Yeah, its double what a regular enclosure will cost from pioneer breaker, but at this point I am so far over budget I figured **** it.

Yeah but it looks ****ing cool. I would feel like Dr. Evil whenever I bellied up to that thing for a brew session - ha!

I think that every ebrew set up eventually goes grossly over budget... but man are they worth it on brew day when they perform flawlessly.
 
oh... looking at mcmaster, I would say you are fine cutting it.

They tag some of their jumpers as "insulated, cannot be cut to size" but others (like the one you are getting) do not get that note on them.
 
Again, thanks walker :)

Yeah but it looks ****ing cool. I would feel like Dr. Evil whenever I bellied up to that thing for a brew session - ha!

I think that every ebrew set up eventually goes grossly over budget... but man are they worth it on brew day when they perform flawlessly.

Yeah, after I saw Ohio-Ed's console I knew its what I really truly wanted, I just didnt like the price.

I'm going to go with the 8x8x7.09, I think it should fit everything, especially if I poke the heatsink out of the back.

I really am stoked about the console.
 
I'm thinking about adding a timer.

Is Auber's timer is similar to the 4x more expensive Omega timer?

Can I run more than one timer at once on the Auber timer?

I would like to be able to set several count downs, for all my hop additions, boil, etc so they are all counting at once.

If the Auber timer doesn't do this ... is there one that does?
 
Auber only runs one timer at a time. I think Omega is like this as well.

Yeah I emailed aubers support about this, and they said it was one at a time ... i tried to get them to recommend one that does what I want, but they wouldn't. I'm not sure one exists.


When I install my elements in my kettle I plan to solder or have welded a 1" NPS locknut on the outside of the kettle and screw the element into that. I dont really want to get all the stuff to have a coupling or half coupling of that size pulled through. What size does the hole need to be in order to fit the element and part of the threads through? Can I just use a 7/8 hole like the 1/2" couplings? That would make it convenient so I would only need to get one punch...
 
So, I get home to start R&R and have a giant pile of boxes, an hour and a half later they are all empty and my stuff is on the floor of my office.

I am starting to build it, and I am NOT going to finish ... way too much stuff to do in too little time, and everything is taking longer than expected with lots of unexpected problems. Which is what brings me here right now.

The enclosure I opted to go with is 14ga steel. I didnt realize what that meant at the time ... but it is THICK. How do i punch all the holes I need? I searched these forums and found some mentions of 'water cutting'. I'm starting to entertain the idea of drawing up the two faces that need to be cut and having it done. Any advice on the methods of cutting that are out there? Advice on doing it myself?

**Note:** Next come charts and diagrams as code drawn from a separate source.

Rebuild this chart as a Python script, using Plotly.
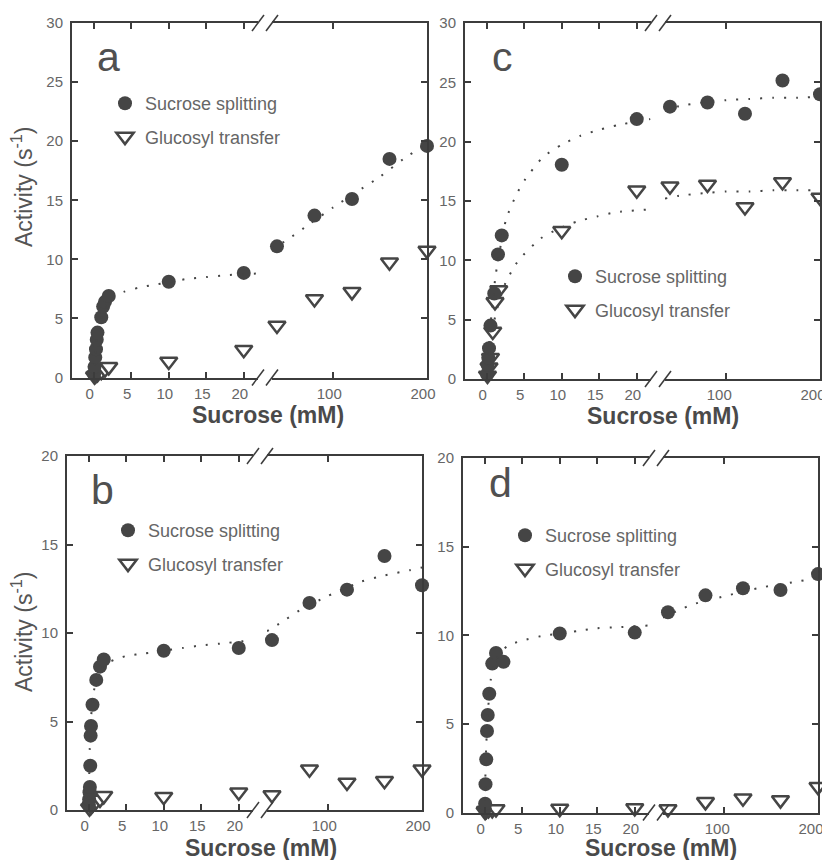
import plotly.graph_objects as go

# ---------------- data ----------------
# Panel a
a_suc_x = [0.05, 0.1, 0.2, 0.3, 0.4, 0.5, 1.0, 1.25, 1.5, 2.0, 10, 20, 40, 80, 120, 160, 200]
a_suc_y = [0.3, 0.9, 1.7, 2.4, 3.2, 3.8, 5.1, 6.0, 6.4, 6.9, 8.1, 8.85, 11.1, 13.7, 15.1, 18.5, 19.6]
a_glu_x = [0.1, 0.25, 0.5, 1.0, 1.5, 2.0, 10, 20, 40, 80, 120, 160, 200]
a_glu_y = [0.1, 0.2, 0.3, 0.5, 0.7, 0.9, 1.35, 2.35, 4.4, 6.65, 7.25, 9.75, 10.75]
a_fit_suc_x = [0, 0.1, 0.25, 0.5, 1.0, 1.5, 2.0, 3.0, 4.0, 6.0, 8.0, 10, 12.5, 15, 17.5, 20, 21.9,
               34.7, 50, 75, 100, 125, 150, 175, 200]
a_fit_suc_y = [0, 1.0, 2.2, 3.6, 5.0, 5.9, 6.4, 6.95, 7.25, 7.6, 7.85, 8.05, 8.35, 8.5, 8.65, 8.75, 8.8,
               10.9, 11.6, 13.0, 14.4, 15.7, 17.0, 18.5, 19.8]

# Panel c
c_suc_x = [0.05, 0.1, 0.2, 0.3, 0.5, 1.0, 1.5, 2.0, 10, 20, 40, 80, 120, 160, 200]
c_suc_y = [0.4, 1.2, 1.8, 2.6, 4.5, 7.2, 10.5, 12.1, 18.05, 21.9, 22.95, 23.3, 22.35, 25.15, 24.0]
c_glu_x = [0.1, 0.3, 0.5, 0.8, 1.1, 1.6, 10, 20, 40, 80, 120, 160, 200]
c_glu_y = [0.3, 1.0, 1.8, 4.0, 6.5, 7.5, 12.5, 15.9, 16.25, 16.4, 14.5, 16.6, 15.3]
c_fit_suc_x = [0, 0.5, 1.2, 2.6, 4.0, 5.1, 7.5, 10, 12.5, 15, 17.5, 21.8,
               34.7, 50, 75, 100, 125, 150, 175, 200]
c_fit_suc_y = [0, 4.5, 8.8, 13.5, 15.6, 16.8, 18.7, 19.75, 20.5, 21.0, 21.4, 21.9,
               22.7, 23.0, 23.3, 23.5, 23.6, 23.7, 23.7, 23.8]
c_fit_glu_x = [0, 0.5, 1.2, 2.5, 3.8, 4.8, 7.2, 9.7, 12.2, 14.7, 17.2, 21.8,
               34.7, 50, 75, 100, 125, 150, 175, 200]
c_fit_glu_y = [0, 3.0, 5.5, 8.1, 9.6, 10.4, 11.85, 12.7, 13.3, 13.7, 14.05, 14.3,
               15.2, 15.45, 15.65, 15.8, 15.8, 15.9, 15.9, 15.9]

# Panel b
b_suc_x = [0.02, 0.05, 0.1, 0.15, 0.2, 0.25, 0.3, 0.5, 1.0, 1.5, 2.0, 10, 20, 40, 80, 120, 160, 200]
b_suc_y = [0.3, 0.6, 1.0, 1.3, 2.5, 4.2, 4.75, 5.95, 7.35, 8.1, 8.5, 9.0, 9.15, 9.6, 11.7, 12.45, 14.35, 12.7]
b_glu_x = [0.1, 0.3, 0.5, 1.0, 1.5, 2.0, 10, 20, 40, 80, 120, 160, 200]
b_glu_y = [0.1, 0.2, 0.3, 0.5, 0.6, 0.8, 0.75, 1.0, 0.85, 2.3, 1.55, 1.65, 2.3]
b_fit_suc_x = [0, 0.05, 0.13, 0.3, 0.7, 1.2, 2.0, 3.5, 5, 7.5, 10, 12.5, 15, 17.5, 21.9,
               34.7, 50, 70, 100, 135, 160, 187, 200]
b_fit_suc_y = [0, 1.6, 3.45, 5.2, 6.75, 7.6, 8.2, 8.5, 8.7, 8.85, 9.0, 9.15, 9.3, 9.4, 9.6,
               10.1, 10.6, 11.3, 12.1, 12.9, 13.25, 13.55, 13.7]

# Panel d
d_suc_x = [0.02, 0.05, 0.1, 0.2, 0.3, 0.4, 0.6, 1.0, 1.5, 2.5, 10, 20, 40, 80, 120, 160, 200]
d_suc_y = [0.2, 0.5, 1.6, 3.0, 4.6, 5.5, 6.7, 8.4, 9.0, 8.5, 10.1, 10.15, 11.3, 12.25, 12.65, 12.55, 13.45]
d_glu_x = [0.05, 0.1, 0.2, 0.5, 1.0, 1.5, 10, 20, 40, 80, 120, 160, 200]
d_glu_y = [0.05, 0.1, 0.1, 0.15, 0.15, 0.2, 0.22, 0.25, 0.2, 0.6, 0.8, 0.7, 1.45]
d_fit_suc_x = [0, 0.05, 0.1, 0.2, 0.4, 0.8, 1.5, 3.0, 5, 7.5, 10, 12.5, 15, 17.5, 21.9,
               34.7, 53, 67, 100, 140, 175, 200]
d_fit_suc_y = [0, 1.0, 2.4, 3.8, 5.5, 7.5, 8.6, 9.4, 9.7, 9.95, 10.1, 10.25, 10.4, 10.45, 10.55,
               11.0, 11.45, 11.75, 12.2, 12.7, 13.0, 13.25]

left_ticks = [0, 5, 10, 15, 20]
right_ticks = [100, 200]
series_names = ["Sucrose splitting", "Glucosyl transfer"]
panel_letters = ["a", "c", "b", "d"]
x_title = "Sucrose (mM)"
y_title = "Activity (s<sup>-1</sup>)"

# ---------------- geometry / style ----------------
# page body has an 8px margin, so the figure starts at (8, 8) in the window
OFF = 8
W, H = 830 - OFF, 860 - OFF
LEFT_RANGE = [-2.9, 21.9]
RIGHT_RANGE = [34.7, 200]
LEFT_W, GAP, FULL_W = 186, 14, 355
FONT = "Liberation Sans, Arial, sans-serif"
AX = "#3c3c3c"
MK = "#454545"
TXT = "#666666"


def fx(p):
    return (p - OFF) / W


def fy(p):
    return 1 - (p - OFF) / H


panels = [
    dict(letter=panel_letters[0], left=72, top=23, bottom=377.5, ymax=30,
         suc=(a_suc_x, a_suc_y), glu=(a_glu_x, a_glu_y),
         fits=[(a_fit_suc_x, a_fit_suc_y)], rshift=-4,
         legend_pos=(145, 103), letter_pos=(95, 57), xt_pos=(268, 415), yt_pos=(22, 187)),
    dict(letter=panel_letters[1], left=465, top=23, bottom=379, ymax=30,
         suc=(c_suc_x, c_suc_y), glu=(c_glu_x, c_glu_y),
         fits=[(c_fit_suc_x, c_fit_suc_y), (c_fit_glu_x, c_fit_glu_y)], rshift=-7,
         legend_pos=(595, 276), letter_pos=(490, 57), xt_pos=(663, 416), yt_pos=None),
    dict(letter=panel_letters[2], left=67, top=456, bottom=810, ymax=20,
         suc=(b_suc_x, b_suc_y), glu=(b_glu_x, b_glu_y),
         fits=[(b_fit_suc_x, b_fit_suc_y)], rshift=-4,
         legend_pos=(148, 530), letter_pos=(89, 490), xt_pos=(261, 848), yt_pos=(22, 632)),
    dict(letter=panel_letters[3], left=463, top=458, bottom=812.5, ymax=20,
         suc=(d_suc_x, d_suc_y), glu=(d_glu_x, d_glu_y),
         fits=[(d_fit_suc_x, d_fit_suc_y)], rshift=-7,
         legend_pos=(545, 535), letter_pos=(487, 483), xt_pos=(661, 848), yt_pos=None),
]


def split(xs, ys):
    lx = [x for x in xs if x <= LEFT_RANGE[1]]
    ly = [y for x, y in zip(xs, ys) if x <= LEFT_RANGE[1]]
    rx = [x for x in xs if x >= RIGHT_RANGE[0]]
    ry = [y for x, y in zip(xs, ys) if x >= RIGHT_RANGE[0]]
    return (lx, ly), (rx, ry)


fig = go.Figure()
layout = {}
shapes = []
annotations = []

axis_common = dict(showgrid=False, zeroline=False, showline=True, linecolor=AX, linewidth=2,
                   ticks="inside", ticklen=6, tickwidth=1.5, tickcolor=AX, automargin=False,
                   tickfont=dict(family=FONT, size=15, color=TXT))

for i, p in enumerate(panels):
    k1, k2 = 2 * i + 1, 2 * i + 2
    xa1 = "x" if k1 == 1 else f"x{k1}"
    ya1 = "y" if k1 == 1 else f"y{k1}"
    xa2, ya2 = f"x{k2}", f"y{k2}"
    leg = "legend" if i == 0 else f"legend{i + 1}"
    L = p["left"]
    ydom = [fy(p["bottom"]), fy(p["top"])]

    layout["xaxis" if k1 == 1 else f"xaxis{k1}"] = dict(
        axis_common, domain=[fx(L), fx(L + LEFT_W)], range=LEFT_RANGE, anchor=ya1,
        tickvals=left_ticks, mirror="ticks", ticklabelstandoff=1, ticklabelshift=-4,
        ticklabeloverflow="allow")
    layout[f"xaxis{k2}"] = dict(
        axis_common, domain=[fx(L + LEFT_W + GAP), fx(L + FULL_W)], range=RIGHT_RANGE, anchor=ya2,
        tickvals=right_ticks, mirror="ticks", ticklabelstandoff=1, ticklabelshift=p["rshift"],
        ticklabeloverflow="allow")
    ytv = list(range(0, p["ymax"] + 1, 5))
    layout["yaxis" if k1 == 1 else f"yaxis{k1}"] = dict(
        axis_common, domain=ydom, range=[0, p["ymax"]], anchor=xa1, tickvals=ytv,
        side="left", ticklabelstandoff=4, ticklabeloverflow="allow")
    layout[f"yaxis{k2}"] = dict(
        axis_common, domain=ydom, range=[0, p["ymax"]], anchor=xa2, tickvals=ytv,
        side="right", showticklabels=False)

    # markers: open triangles first, filled circles drawn over them
    for key, name, rank in [("glu", series_names[1], 2), ("suc", series_names[0], 1)]:
        xs, ys = p[key]
        (lx, ly), (rx, ry) = split(xs, ys)
        if key == "suc":
            marker = dict(symbol="circle", size=14, color=MK, line=dict(width=0))
        else:
            marker = dict(symbol="triangle-down", size=15, color="white",
                          line=dict(width=2.5, color=MK))
        grp = f"{p['letter']}_{key}"
        fig.add_trace(go.Scatter(x=lx, y=ly, xaxis=xa1, yaxis=ya1, mode="markers", marker=marker,
                                 name=name, legend=leg, legendgroup=grp, legendrank=rank,
                                 showlegend=True, cliponaxis=False))
        fig.add_trace(go.Scatter(x=rx, y=ry, xaxis=xa2, yaxis=ya2, mode="markers", marker=marker,
                                 name=name, legend=leg, legendgroup=grp, legendrank=rank,
                                 showlegend=False, cliponaxis=False))
    # dotted fit curves
    for fxs, fys in p["fits"]:
        (lx, ly), (rx, ry) = split(fxs, fys)
        for xs_, ys_, xa, ya in [(lx, ly, xa1, ya1), (rx, ry, xa2, ya2)]:
            fig.add_trace(go.Scatter(x=xs_, y=ys_, xaxis=xa, yaxis=ya, mode="lines",
                                     line=dict(color=MK, width=2, dash="2px,10px", shape="spline",
                                               smoothing=0.6),
                                     showlegend=False, hoverinfo="skip", cliponaxis=False))

    # legend
    tx, ty = p["legend_pos"]
    layout[leg] = dict(x=fx(tx - 40), y=fy(ty - 18), xanchor="left", yanchor="top",
                       bgcolor="rgba(0,0,0,0)", borderwidth=0, tracegroupgap=7,
                       traceorder="grouped",
                       font=dict(family=FONT, size=18, color=TXT), itemwidth=30)

    # axis break marks
    for yb in (p["top"], p["bottom"]):
        for xb in (L + LEFT_W, L + LEFT_W + GAP):
            shapes.append(dict(type="line", xref="paper", yref="paper",
                               x0=fx(xb - 6), y0=fy(yb + 8), x1=fx(xb + 6), y1=fy(yb - 8),
                               line=dict(color=AX, width=1.5)))

    # panel letter
    lx_, ly_ = p["letter_pos"]
    annotations.append(dict(text=p["letter"], xref="paper", yref="paper", x=fx(lx_), y=fy(ly_),
                            xanchor="left", yanchor="middle", showarrow=False,
                            font=dict(family=FONT, size=41, color="#505050")))
    # x title
    tx_, ty_ = p["xt_pos"]
    annotations.append(dict(text=f"<b>{x_title}</b>", xref="paper", yref="paper",
                            x=fx(tx_), y=fy(ty_), xanchor="center", yanchor="middle",
                            showarrow=False, font=dict(family=FONT, size=23, color="#4a4a4a")))
    if p["yt_pos"]:
        yx, yy = p["yt_pos"]
        annotations.append(dict(text=y_title, xref="paper", yref="paper", x=fx(yx), y=fy(yy),
                                xanchor="center", yanchor="middle", textangle=-90,
                                showarrow=False, font=dict(family=FONT, size=23, color="#555555")))

fig.update_layout(width=W, height=H, margin=dict(l=0, r=0, t=0, b=0, autoexpand=False),
                  paper_bgcolor="white", plot_bgcolor="white",
                  font=dict(family=FONT, color=TXT), showlegend=True,
                  shapes=shapes, annotations=annotations, **layout)

fig.write_html("out.html")
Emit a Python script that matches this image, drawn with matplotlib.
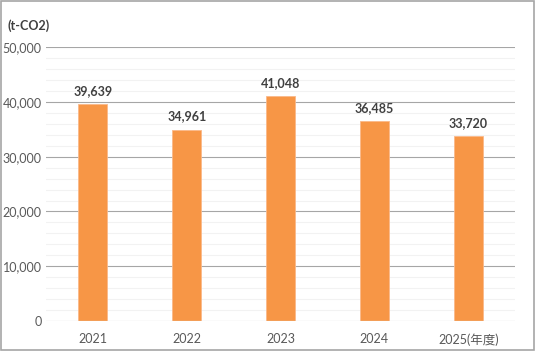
import matplotlib
matplotlib.use("Agg")
from matplotlib import pyplot as plt
from matplotlib.patches import Rectangle
import numpy as np

years = ["2021", "2022", "2023", "2024", "2025(年度)"]
emissions = [39639, 34961, 41048, 36485, 33720]
yticks = [0, 10000, 20000, 30000, 40000, 50000]

plt.rcParams["font.family"] = ["Lato", "Noto Sans CJK JP", "DejaVu Sans"]

fig = plt.figure(figsize=(5.35, 3.51), dpi=100)
ax = fig.add_axes([0.086, 0.0855, 0.877, 0.78])

x = np.arange(len(years))
ax.bar(x, emissions, width=0.31, color="#F79646", edgecolor="#FAB98A",
       linewidth=0.6, zorder=3)

for xi, v in zip(x, emissions):
    ax.text(xi, v + 1300, f"{v:,}", ha="center", va="bottom",
            fontsize=9, fontweight="bold", color="#404040")

ax.set_xlim(-0.5, len(years) - 0.5)
ax.set_ylim(0, 50000)
ax.set_yticks(yticks)
ax.set_yticklabels([f"{t:,}" for t in yticks])
ax.set_xticks(x)
ax.set_xticklabels(years)
ax.tick_params(length=0, labelsize=9, labelcolor="#595959")
ax.tick_params(axis="y", pad=3)
ax.tick_params(axis="x", pad=9)

# minor gridlines every 2,000, major every 10,000
for yv in np.arange(2000, 50000, 2000):
    if yv % 10000:
        ax.axhline(yv, color="#F2F2F2", linewidth=0.8, zorder=1)
for yv in yticks[1:]:
    ax.axhline(yv, color="#A6A6A6", linewidth=0.8, zorder=2)
ax.axhline(0, color="#D9D9D9", linewidth=0.9, zorder=4)

for s in ax.spines.values():
    s.set_visible(False)

fig.text(8 / 535, 1 - 26 / 351, "(t-CO2)", fontsize=9, fontweight="bold",
         color="#404040", va="center", ha="left")

fig.patches.append(Rectangle((0.001, 0.002), 0.997, 0.995,
                             transform=fig.transFigure, fill=False,
                             edgecolor="#A6A6A6", linewidth=1.2))

fig.savefig("out.png", dpi=100)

I dont want to spend an arm and a leg on this, but I dont want a piece of junk when its all said and done.

Thanks!
 
Thanks man. lol.

I already have the enclosure, and I already spent $109 on it... So I'm trying to figure out how to make this work... you know?

Perhaps i'll use plastic and sell this enclosure? I dont know, accepting ALL ideas.
 
Ah. I was in the same situation you're in. I got the enclosure (18 gauge) for free and had it powdercoated for free. I did it myself with a step bit for round holes and a jigsaw for rectangular holes. It was pretty easy, but it was also pretty messy. Lots of little metal shavings. Just tedious really. But I enjoyed doing it.

Since you bought it... use it, and DIY.
 
So, HHP. did you use it?Do you have a finished pic? I really like those sloped front boxes!
 
Those sloped/console style enclosures are badass! I have been trying to find one on eBay but am not having any luck. $110 is a bit steep to swallow.

Not sure what other style of enclosure I want to do. I will not be mounting it, so I don't want to do the typical big rectangles everyone uses. Really like the metal toolboxes, but can't find a decent one. First world problems.